К концу XVIII столетия такое «подвижное» видение тела, пола и сексуальности уступает место четкому противопоставлению двух полов. Женщин перестали рассматривать как биологически несовершенный вариант мужчин, их стали воспринимать как отдельный пол, отличный от мужского. Молодые мужчины больше не могли безнаказанно иметь сексуальные отношения с мальчиками, мужественность стала определяться исключительно через влечение к женщинам. Женщины же потеряли свое агрессивное либидо и обозначались отныне как лишенные страстей супруги и матери. В течение следующего столетия сексуальность станет прерогативой проституток, развратниц и психически больных. Приданое девушек из хороших семей включало в себя многочисленные ночные сорочки с нарочито скромными разрезами спереди, окаймленными вышивкой с благочестивыми словами «Такова воля Господня». Противопоставление полов и разграничение между чувствительными женами и матерями с одной стороны и чувственными путанами с другой обозначает конец старой множественной сексуальной культуры.

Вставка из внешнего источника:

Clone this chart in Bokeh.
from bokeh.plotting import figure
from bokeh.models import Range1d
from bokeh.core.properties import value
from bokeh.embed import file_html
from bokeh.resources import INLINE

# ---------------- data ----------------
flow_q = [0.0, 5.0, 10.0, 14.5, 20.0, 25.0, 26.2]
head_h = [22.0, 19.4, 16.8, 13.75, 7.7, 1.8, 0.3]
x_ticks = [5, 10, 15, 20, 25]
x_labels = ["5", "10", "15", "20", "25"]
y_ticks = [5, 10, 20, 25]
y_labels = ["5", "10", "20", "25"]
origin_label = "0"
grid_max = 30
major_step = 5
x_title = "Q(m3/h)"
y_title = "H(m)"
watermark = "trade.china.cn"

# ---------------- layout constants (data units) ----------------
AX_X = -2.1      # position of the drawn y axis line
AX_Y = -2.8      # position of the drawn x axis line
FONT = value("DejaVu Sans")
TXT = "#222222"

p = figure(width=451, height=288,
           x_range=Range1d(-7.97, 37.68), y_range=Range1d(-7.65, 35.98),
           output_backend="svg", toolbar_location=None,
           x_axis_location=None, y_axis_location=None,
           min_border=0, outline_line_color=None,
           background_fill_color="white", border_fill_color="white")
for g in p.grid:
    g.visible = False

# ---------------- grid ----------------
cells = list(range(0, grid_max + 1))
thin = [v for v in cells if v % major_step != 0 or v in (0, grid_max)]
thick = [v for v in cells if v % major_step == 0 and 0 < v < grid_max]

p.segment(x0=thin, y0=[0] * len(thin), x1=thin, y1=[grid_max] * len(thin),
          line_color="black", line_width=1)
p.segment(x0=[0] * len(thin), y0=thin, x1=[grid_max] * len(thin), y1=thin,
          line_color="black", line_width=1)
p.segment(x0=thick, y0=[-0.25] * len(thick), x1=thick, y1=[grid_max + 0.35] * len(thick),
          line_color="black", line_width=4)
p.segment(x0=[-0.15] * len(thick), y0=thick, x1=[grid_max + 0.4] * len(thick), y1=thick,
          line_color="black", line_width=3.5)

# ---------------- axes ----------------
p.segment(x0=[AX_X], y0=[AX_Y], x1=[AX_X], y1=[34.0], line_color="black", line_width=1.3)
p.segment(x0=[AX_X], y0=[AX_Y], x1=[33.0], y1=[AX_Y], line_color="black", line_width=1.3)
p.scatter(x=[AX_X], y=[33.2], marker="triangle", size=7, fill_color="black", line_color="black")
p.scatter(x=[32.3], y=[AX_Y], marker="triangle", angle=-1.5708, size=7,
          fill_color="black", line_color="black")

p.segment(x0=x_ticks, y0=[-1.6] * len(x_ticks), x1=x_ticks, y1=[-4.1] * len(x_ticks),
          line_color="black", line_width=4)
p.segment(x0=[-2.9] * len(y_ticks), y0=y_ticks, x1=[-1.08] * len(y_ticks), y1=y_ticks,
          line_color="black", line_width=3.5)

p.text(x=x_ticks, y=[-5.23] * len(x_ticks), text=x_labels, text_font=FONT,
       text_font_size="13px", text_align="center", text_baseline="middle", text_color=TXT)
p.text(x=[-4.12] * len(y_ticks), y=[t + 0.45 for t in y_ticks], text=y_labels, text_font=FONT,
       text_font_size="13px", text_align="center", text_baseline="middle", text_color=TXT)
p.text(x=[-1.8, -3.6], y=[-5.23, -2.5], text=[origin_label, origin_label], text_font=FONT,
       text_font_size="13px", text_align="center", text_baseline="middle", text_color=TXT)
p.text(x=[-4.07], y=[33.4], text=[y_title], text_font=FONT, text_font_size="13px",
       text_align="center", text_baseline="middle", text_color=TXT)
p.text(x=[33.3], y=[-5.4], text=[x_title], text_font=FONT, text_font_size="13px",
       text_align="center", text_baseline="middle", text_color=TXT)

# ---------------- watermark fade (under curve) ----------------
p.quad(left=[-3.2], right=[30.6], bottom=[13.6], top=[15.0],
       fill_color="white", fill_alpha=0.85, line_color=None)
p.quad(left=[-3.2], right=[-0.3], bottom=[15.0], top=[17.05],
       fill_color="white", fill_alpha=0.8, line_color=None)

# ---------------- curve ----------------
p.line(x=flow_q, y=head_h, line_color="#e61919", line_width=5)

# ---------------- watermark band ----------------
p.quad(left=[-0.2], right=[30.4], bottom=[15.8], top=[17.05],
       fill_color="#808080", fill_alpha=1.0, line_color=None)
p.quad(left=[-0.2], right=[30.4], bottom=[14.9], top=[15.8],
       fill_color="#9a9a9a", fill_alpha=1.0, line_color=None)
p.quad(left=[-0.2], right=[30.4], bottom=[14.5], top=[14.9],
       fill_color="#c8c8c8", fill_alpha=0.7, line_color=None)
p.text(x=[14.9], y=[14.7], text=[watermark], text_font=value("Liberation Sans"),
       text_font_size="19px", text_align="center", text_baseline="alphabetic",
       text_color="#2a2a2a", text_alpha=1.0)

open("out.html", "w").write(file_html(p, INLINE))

Триумф нарождающейся фаллократической культуры, основанной на строгой гетеросексуальности, породил изумительное заблуждение Фрейда относительно женской психики. Эта новая сексуальная культура в течение всего XIX столетия навязывала стойкое убеждение, что физическое тело является «естественным» врагом обитающего в нем духа.

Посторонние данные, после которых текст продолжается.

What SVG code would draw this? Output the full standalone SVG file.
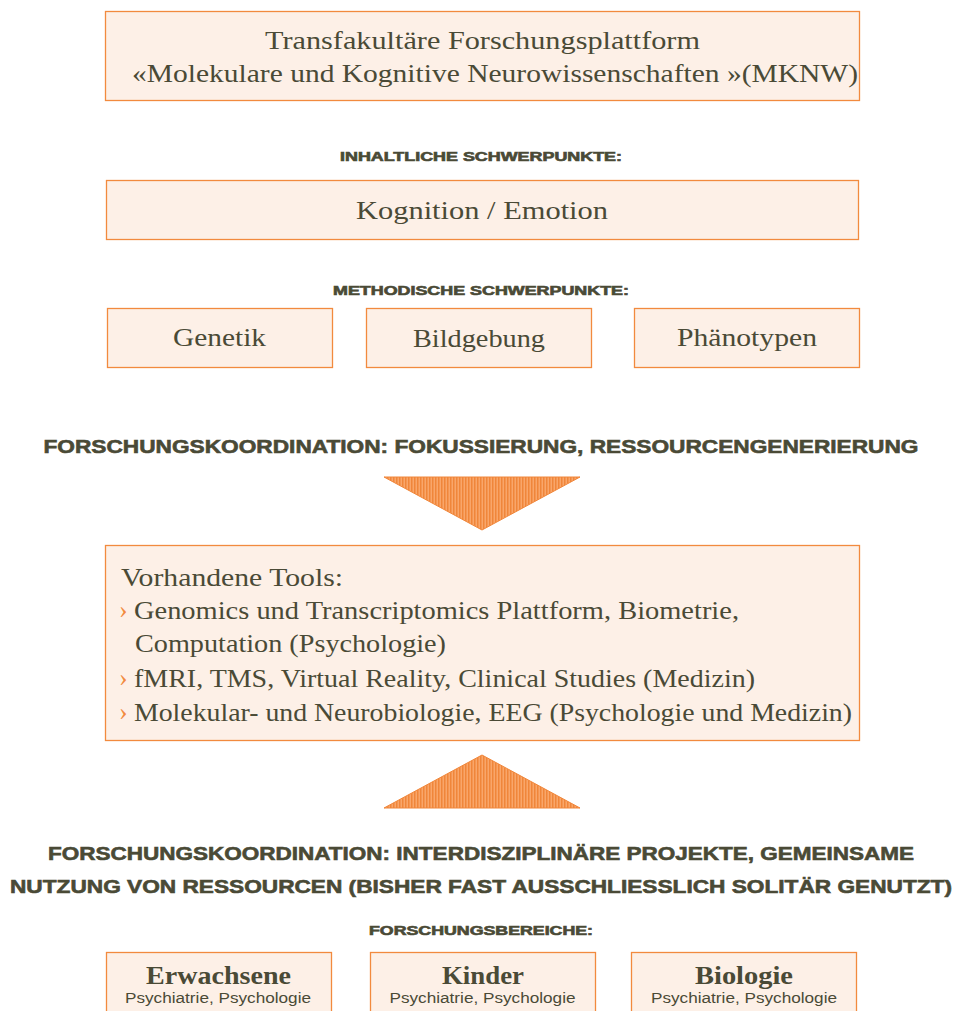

ГЛАВА IV Упражнения и игры
Игры прошлого не были спортом, поскольку не имели ни соответствующей институциональной организации, ни механизмов отбора. Это не мешало им существовать на всем протяжении XVI–XVIII веков как во Франции, так и в Европе в целом. Их повседневное, распыленное, но ощутимое, зримое и укорененное в самых разных жизненных пространствах и периодах бытие было производной от социальной и физической деятельности: движения, театрализации, даже рационализации обряда[439]

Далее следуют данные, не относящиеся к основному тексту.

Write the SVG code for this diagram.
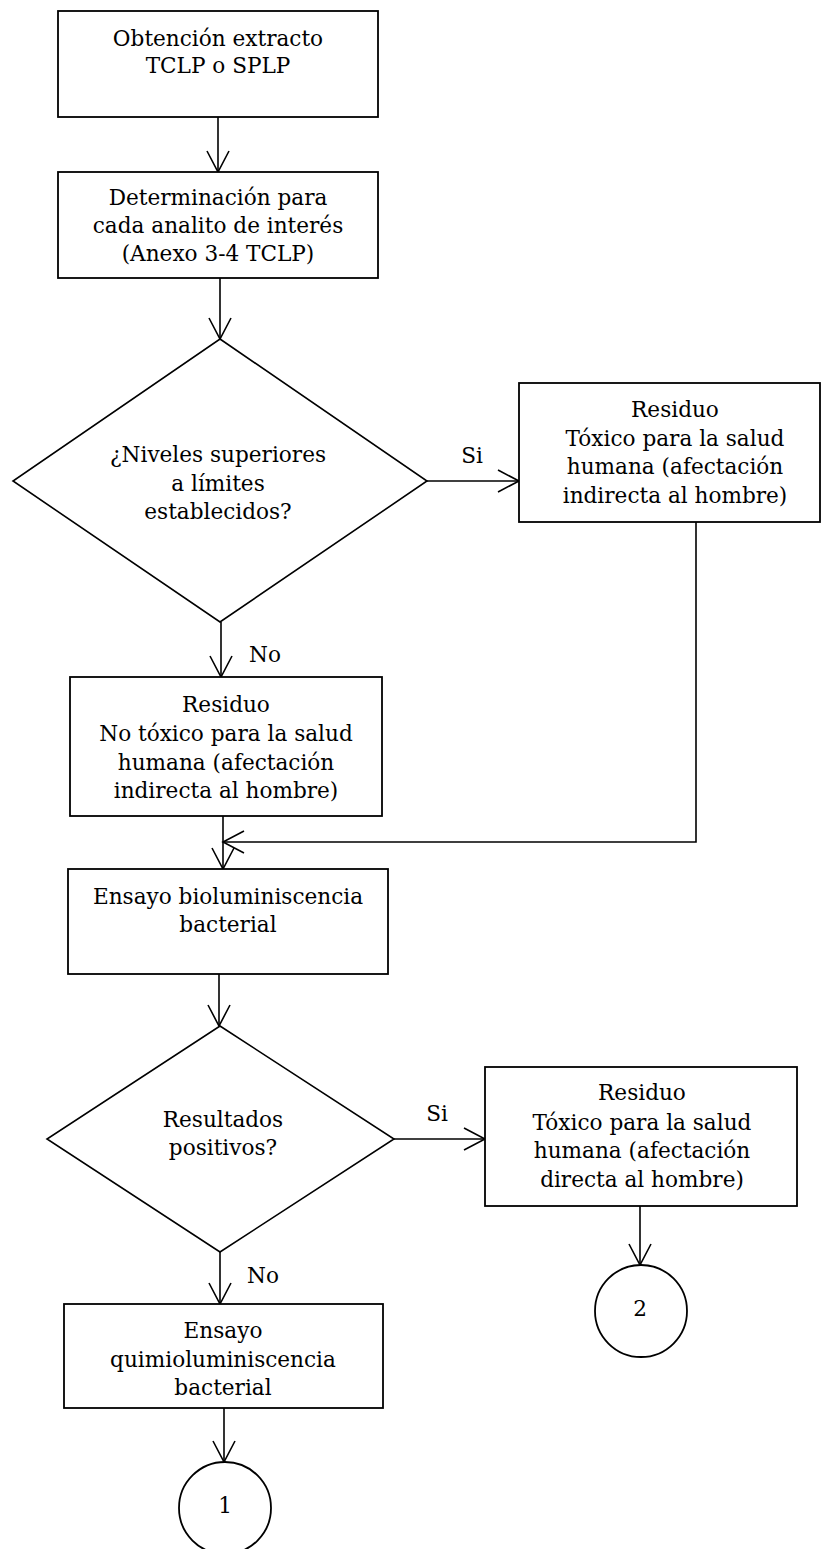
<svg xmlns="http://www.w3.org/2000/svg" width="821" height="1549" viewBox="0 0 821 1549">
<style>
.box{fill:#fff;stroke:#000;stroke-width:1.8}
.dia{fill:#fff;stroke:#000;stroke-width:1.6}
.ln{fill:none;stroke:#000;stroke-width:1.6}
text{font-family:"DejaVu Serif","Liberation Serif",serif;font-size:21.6px;fill:#000;text-anchor:middle}
</style>
<defs>
<marker id="ah" viewBox="-22 -12 24 24" refX="0" refY="0" markerWidth="24" markerHeight="24" markerUnits="userSpaceOnUse" orient="auto">
<path d="M-21,-11 L0,0 L-21,11" fill="none" stroke="#000" stroke-width="1.6"/>
</marker>
</defs>
<rect width="821" height="1549" fill="#fff"/>
<g id="connectors">
<line class="ln" x1="218" y1="117" x2="218" y2="172" marker-end="url(#ah)"/>
<line class="ln" x1="220" y1="278" x2="220" y2="339" marker-end="url(#ah)"/>
<line class="ln" x1="427" y1="481" x2="519" y2="481" marker-end="url(#ah)"/>
<line class="ln" x1="221" y1="622" x2="221" y2="677" marker-end="url(#ah)"/>
<polyline class="ln" points="696,522 696,842 223,842" marker-end="url(#ah)"/>
<line class="ln" x1="223" y1="816" x2="223" y2="869" marker-end="url(#ah)"/>
<line class="ln" x1="219" y1="974" x2="219" y2="1026" marker-end="url(#ah)"/>
<line class="ln" x1="394" y1="1139" x2="485" y2="1139" marker-end="url(#ah)"/>
<line class="ln" x1="220" y1="1252" x2="220" y2="1304" marker-end="url(#ah)"/>
<line class="ln" x1="640" y1="1206" x2="640" y2="1265" marker-end="url(#ah)"/>
<line class="ln" x1="224" y1="1408" x2="224" y2="1462" marker-end="url(#ah)"/>
<text x="472" y="463">Si</text>
<text x="265" y="662">No</text>
<text x="437" y="1121">Si</text>
<text x="263" y="1283">No</text>
</g>
<g id="n1">
<rect class="box" x="58" y="11" width="320" height="106"/>
<text x="218" y="46">Obtención extracto</text>
<text x="218" y="73">TCLP o SPLP</text>
</g>
<g id="n2">
<rect class="box" x="58" y="172" width="320" height="106"/>
<text x="218" y="205">Determinación para</text>
<text x="218" y="233">cada analito de interés</text>
<text x="218" y="261">(Anexo 3-4 TCLP)</text>
</g>
<g id="d1">
<polygon class="dia" points="220,339 427,481 220,622 13,481"/>
<text x="218" y="462">¿Niveles superiores</text>
<text x="218" y="491">a límites</text>
<text x="218" y="519">establecidos?</text>
</g>
<g id="n3">
<rect class="box" x="519" y="383" width="301" height="139"/>
<text x="675" y="417">Residuo</text>
<text x="675" y="446">Tóxico para la salud</text>
<text x="675" y="474">humana (afectación</text>
<text x="675" y="503">indirecta al hombre)</text>
</g>
<g id="n4">
<rect class="box" x="70" y="677" width="312" height="139"/>
<text x="226" y="712">Residuo</text>
<text x="226" y="741">No tóxico para la salud</text>
<text x="226" y="770">humana (afectación</text>
<text x="226" y="798">indirecta al hombre)</text>
</g>
<g id="n5">
<rect class="box" x="68" y="869" width="320" height="105"/>
<text x="228" y="904">Ensayo bioluminiscencia</text>
<text x="228" y="932">bacterial</text>
</g>
<g id="d2">
<polygon class="dia" points="220,1026 394,1139 220,1252 47,1139"/>
<text x="223" y="1127">Resultados</text>
<text x="223" y="1155">positivos?</text>
</g>
<g id="n6">
<rect class="box" x="485" y="1067" width="312" height="139"/>
<text x="642" y="1100">Residuo</text>
<text x="642" y="1130">Tóxico para la salud</text>
<text x="642" y="1158">humana (afectación</text>
<text x="642" y="1187">directa al hombre)</text>
</g>
<g id="n7">
<rect class="box" x="64" y="1304" width="319" height="104"/>
<text x="223" y="1338">Ensayo</text>
<text x="223" y="1367">quimioluminiscencia</text>
<text x="223" y="1395">bacterial</text>
</g>
<g id="c2">
<circle class="box" cx="641" cy="1311" r="46"/>
<text x="640" y="1316">2</text>
</g>
<g id="c1">
<circle class="box" cx="225" cy="1508" r="46"/>
<text x="225" y="1513">1</text>
</g>
</svg>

. Идет ли речь о состязании на спор или борьбе за приз, в них претворялся мир, в котором преобладало трудовое и религиозное время, мир, в котором игры спонтанно возникали в промежутках между работой или же традиционно и регулярно сопровождали календарные праздники. Тело тут выступает как зеркало страстей и социального взаимодействия, будь то союзы, разного рода напряжения в обществе, конфликты, способы «выпускания пара», демонстрация различий социально–иерархического порядка или жесткое разграничение общественных практик.Тело является и отражением определенного видения органической природы: физическое движение способствует очищению внутренних «частей», удаляя гуморы, застой которых был бы опасен. Таким образом, игра может быть упражнением, полезным занятием, когда очищение осуществляется путем трения и разогрева. Но на этом «старинном» теле также лежит отпечаток нравственного суждения: во время игры оно может податься развлечению, праздности. Страсть способна заставить позабыть и о себе, и о Боге, и тогда перед нами скорее «плоть», нежели «тело».
На заре Нового времени телесная сила и ее проявления остаются атрибутом власти. Невозможно представить себе портрет великого человека, в котором не упоминались бы его физическая крепость, выносливость, совершенные им подвиги. Он должен доказать не только отвагу, но и мускульную мощь, силу. Качества эти имеют скорее интуитивный характер: если встречаются попытки уточнить, о чем именно идет речь, то все сводится к тому, что герой «ладен телом и всеми членами»[440]
, «строен» или «плотен»[441]. Но принадлежат они вполне конкретным персонажам: таков, к примеру, Франциск I, который затевает то охоту, то игру в мяч, устраивает бесконечные поединки и турниры или, в битве при Мариньяно, летит в бой с копьем наперевес. Или необузданный Генрих II, выколовший глаз своему учителю фехтования и в итоге пронзенный копьем Монтгомери[442]; или же Карл V, также большой любитель турниров: в описаниях состязаний, происходивших в Мадриде или в Вальядолиде, его часто представляют в образе святого Георгия. Невысокий рост будущий император компенсировал тем, что всегда выезжал верхом и в роскошном облачении[443]; его портреты перенасыщены воинственной символикой: Карл в доспехах, в руках копье, под ним покрытый латами боевой конь[444]. Власть обладает собственной телесностью: ей требуется зримая мощь, почти мускульная сила.